▶ EXERCISE AIM
Begin at the line containing "Convert this chart to React, TypeScript" and stop at the line containing "import * as d3 from 'd3';"; copy those lines exactly, ends included, and nothing else.

▶ INPUT DATA
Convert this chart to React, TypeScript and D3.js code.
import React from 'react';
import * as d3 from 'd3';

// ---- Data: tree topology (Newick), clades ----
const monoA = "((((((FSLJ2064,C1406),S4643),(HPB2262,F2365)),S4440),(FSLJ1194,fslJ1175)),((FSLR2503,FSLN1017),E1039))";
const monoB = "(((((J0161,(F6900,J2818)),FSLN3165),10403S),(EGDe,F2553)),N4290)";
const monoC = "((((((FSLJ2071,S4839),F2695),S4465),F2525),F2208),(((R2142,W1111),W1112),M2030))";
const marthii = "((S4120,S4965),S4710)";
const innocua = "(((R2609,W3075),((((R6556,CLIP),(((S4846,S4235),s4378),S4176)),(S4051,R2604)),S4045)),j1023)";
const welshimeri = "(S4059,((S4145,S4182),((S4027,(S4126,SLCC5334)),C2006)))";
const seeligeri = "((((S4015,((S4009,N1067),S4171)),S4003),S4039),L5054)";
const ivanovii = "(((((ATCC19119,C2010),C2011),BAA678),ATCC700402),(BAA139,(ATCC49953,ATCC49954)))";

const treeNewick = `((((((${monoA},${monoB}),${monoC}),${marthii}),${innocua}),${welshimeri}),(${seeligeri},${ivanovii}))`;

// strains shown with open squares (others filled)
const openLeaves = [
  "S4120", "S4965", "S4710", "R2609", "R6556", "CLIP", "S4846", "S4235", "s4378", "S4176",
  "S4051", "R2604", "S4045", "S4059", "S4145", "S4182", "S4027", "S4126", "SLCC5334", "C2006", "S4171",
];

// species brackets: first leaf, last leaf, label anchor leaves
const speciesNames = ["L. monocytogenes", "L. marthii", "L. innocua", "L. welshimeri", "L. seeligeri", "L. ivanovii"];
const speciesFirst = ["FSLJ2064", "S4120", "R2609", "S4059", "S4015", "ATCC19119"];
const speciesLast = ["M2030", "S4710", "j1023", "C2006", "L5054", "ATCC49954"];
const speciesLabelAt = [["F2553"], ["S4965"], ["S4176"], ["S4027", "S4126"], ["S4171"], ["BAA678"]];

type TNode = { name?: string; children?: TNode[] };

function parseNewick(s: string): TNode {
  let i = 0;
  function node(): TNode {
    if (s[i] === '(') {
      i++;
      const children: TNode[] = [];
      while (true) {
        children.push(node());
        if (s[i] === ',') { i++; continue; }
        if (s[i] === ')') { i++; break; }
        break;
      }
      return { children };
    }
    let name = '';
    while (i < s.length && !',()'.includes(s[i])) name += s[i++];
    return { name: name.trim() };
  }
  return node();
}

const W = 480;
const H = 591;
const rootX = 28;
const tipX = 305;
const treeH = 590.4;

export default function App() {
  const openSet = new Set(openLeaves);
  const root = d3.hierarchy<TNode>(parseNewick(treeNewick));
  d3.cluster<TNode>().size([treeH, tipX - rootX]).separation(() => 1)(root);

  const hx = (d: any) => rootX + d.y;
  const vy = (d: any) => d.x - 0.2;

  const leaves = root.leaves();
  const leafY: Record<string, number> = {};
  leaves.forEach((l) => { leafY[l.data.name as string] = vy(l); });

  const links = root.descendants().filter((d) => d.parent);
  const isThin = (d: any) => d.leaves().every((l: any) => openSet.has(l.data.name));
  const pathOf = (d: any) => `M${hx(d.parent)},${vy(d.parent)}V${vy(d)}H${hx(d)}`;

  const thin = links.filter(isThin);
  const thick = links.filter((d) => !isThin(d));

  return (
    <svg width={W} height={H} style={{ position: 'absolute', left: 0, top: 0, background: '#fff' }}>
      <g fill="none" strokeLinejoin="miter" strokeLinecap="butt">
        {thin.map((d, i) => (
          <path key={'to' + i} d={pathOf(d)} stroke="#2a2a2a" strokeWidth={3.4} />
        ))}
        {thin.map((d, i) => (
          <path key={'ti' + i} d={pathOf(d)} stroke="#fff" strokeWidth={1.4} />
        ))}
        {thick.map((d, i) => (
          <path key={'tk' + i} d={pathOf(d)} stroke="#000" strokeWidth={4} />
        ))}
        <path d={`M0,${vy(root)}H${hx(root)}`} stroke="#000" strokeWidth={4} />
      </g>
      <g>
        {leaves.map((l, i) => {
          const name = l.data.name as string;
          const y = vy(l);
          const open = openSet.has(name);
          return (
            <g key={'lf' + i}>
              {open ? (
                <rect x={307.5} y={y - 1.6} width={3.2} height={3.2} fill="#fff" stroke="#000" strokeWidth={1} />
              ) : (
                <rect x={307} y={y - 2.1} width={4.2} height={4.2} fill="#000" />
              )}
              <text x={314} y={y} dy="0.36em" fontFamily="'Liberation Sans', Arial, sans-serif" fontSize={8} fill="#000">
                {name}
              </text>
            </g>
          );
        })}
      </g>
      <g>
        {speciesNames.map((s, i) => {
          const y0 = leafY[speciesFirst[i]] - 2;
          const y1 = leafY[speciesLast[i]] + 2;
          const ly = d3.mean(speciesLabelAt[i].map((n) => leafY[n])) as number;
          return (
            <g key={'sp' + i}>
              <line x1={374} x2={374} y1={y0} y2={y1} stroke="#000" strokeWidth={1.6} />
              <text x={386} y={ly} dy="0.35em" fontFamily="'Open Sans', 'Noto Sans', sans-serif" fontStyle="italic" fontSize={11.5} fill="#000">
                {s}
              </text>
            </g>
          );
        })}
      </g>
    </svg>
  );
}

==

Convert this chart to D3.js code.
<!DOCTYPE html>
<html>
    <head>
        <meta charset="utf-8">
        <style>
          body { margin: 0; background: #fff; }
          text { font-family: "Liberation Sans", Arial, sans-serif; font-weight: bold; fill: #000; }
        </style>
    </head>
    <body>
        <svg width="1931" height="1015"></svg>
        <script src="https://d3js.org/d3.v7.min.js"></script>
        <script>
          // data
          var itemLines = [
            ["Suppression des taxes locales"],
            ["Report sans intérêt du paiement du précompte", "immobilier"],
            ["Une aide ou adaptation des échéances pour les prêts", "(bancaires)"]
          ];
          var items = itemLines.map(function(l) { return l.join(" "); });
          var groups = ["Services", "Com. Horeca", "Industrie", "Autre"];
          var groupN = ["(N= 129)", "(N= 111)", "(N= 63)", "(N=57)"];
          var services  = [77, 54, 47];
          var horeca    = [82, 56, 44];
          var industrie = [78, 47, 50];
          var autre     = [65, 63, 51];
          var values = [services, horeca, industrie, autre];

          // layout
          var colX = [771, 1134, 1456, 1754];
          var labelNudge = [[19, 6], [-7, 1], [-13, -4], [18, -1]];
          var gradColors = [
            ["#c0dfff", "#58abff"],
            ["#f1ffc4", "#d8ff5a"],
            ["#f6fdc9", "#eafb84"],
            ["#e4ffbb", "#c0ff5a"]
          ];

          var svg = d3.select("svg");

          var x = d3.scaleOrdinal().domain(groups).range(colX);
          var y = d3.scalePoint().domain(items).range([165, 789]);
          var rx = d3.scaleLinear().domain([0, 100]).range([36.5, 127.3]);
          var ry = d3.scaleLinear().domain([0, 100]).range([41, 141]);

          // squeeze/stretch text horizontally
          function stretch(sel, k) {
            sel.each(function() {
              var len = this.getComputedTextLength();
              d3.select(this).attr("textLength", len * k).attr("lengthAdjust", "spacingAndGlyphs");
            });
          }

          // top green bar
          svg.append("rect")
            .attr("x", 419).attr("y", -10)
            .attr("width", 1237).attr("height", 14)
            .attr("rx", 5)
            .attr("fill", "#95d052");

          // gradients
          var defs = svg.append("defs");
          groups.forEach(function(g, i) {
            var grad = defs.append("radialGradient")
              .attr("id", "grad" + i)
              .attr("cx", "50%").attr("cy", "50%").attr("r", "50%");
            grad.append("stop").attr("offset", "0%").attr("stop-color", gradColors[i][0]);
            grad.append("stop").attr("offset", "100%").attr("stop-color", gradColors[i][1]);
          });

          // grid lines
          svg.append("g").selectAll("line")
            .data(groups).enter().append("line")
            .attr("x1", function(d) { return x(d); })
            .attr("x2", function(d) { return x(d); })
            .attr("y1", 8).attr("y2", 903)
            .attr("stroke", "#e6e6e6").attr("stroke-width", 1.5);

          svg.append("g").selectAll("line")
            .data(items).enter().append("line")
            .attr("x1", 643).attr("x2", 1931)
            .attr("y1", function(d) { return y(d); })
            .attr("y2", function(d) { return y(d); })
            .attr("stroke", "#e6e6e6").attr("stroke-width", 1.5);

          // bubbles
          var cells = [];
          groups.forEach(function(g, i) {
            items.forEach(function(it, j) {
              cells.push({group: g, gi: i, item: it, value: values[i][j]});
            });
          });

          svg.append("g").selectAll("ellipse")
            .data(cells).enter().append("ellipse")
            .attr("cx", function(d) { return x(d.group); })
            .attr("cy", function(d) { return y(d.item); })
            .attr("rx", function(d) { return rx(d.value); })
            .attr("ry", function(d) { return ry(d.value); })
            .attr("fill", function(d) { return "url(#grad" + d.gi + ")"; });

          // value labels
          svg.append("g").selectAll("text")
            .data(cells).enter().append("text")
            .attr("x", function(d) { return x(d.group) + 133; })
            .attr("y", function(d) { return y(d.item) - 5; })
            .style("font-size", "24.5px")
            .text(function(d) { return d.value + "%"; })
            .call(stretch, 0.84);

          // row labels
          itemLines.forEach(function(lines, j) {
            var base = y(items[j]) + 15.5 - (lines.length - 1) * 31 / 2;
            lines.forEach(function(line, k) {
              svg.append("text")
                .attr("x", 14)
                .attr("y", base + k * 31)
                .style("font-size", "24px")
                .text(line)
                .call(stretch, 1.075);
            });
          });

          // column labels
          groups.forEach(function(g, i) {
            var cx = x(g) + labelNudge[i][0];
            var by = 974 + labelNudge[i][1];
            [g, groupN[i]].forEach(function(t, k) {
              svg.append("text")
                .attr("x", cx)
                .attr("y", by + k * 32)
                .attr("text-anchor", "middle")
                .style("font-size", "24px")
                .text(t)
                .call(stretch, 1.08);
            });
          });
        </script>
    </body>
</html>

==

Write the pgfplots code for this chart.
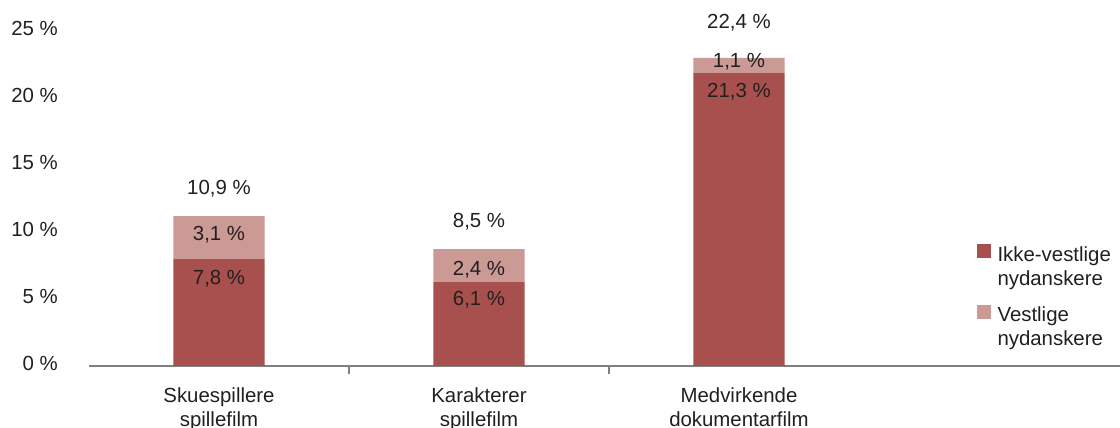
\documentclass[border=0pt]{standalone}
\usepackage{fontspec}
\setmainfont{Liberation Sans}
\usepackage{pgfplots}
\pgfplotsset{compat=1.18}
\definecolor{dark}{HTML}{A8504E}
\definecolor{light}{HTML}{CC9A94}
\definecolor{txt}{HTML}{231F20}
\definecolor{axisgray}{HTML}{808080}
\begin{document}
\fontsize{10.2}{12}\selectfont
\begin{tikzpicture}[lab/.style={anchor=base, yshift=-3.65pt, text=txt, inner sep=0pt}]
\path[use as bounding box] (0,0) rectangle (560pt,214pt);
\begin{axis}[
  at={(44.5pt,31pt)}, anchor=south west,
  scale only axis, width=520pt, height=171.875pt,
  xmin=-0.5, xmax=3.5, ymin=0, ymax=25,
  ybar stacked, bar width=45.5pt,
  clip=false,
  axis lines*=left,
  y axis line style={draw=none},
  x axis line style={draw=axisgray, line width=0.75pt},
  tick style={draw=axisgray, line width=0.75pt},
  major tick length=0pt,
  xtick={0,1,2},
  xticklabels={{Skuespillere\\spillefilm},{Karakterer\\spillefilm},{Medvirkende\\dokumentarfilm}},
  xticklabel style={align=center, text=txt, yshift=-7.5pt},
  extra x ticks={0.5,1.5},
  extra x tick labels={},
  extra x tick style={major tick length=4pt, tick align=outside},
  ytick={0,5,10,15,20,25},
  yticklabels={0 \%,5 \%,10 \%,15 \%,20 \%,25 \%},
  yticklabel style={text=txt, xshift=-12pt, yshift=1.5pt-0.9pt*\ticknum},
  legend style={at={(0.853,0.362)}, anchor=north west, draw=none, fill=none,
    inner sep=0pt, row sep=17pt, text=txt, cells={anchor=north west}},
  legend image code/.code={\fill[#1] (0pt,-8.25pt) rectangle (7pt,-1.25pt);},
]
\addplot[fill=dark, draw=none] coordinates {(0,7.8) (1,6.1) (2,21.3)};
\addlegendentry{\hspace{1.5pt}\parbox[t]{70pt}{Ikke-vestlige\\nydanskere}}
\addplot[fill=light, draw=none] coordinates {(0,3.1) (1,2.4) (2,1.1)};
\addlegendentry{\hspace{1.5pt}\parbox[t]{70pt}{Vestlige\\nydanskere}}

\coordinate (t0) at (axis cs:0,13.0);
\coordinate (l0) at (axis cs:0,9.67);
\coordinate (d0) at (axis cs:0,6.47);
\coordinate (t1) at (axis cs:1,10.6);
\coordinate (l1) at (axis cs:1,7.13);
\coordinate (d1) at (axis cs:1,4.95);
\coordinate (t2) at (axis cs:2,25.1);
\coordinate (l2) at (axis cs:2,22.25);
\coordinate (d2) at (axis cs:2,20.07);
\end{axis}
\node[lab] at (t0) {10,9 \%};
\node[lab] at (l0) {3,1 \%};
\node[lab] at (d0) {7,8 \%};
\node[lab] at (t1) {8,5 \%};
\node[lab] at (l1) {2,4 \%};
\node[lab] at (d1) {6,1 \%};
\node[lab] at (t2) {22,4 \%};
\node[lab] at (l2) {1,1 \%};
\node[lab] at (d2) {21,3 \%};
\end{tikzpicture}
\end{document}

▶ TASK RESULT
Convert this chart to React, TypeScript and D3.js code.
import React from 'react';
import * as d3 from 'd3';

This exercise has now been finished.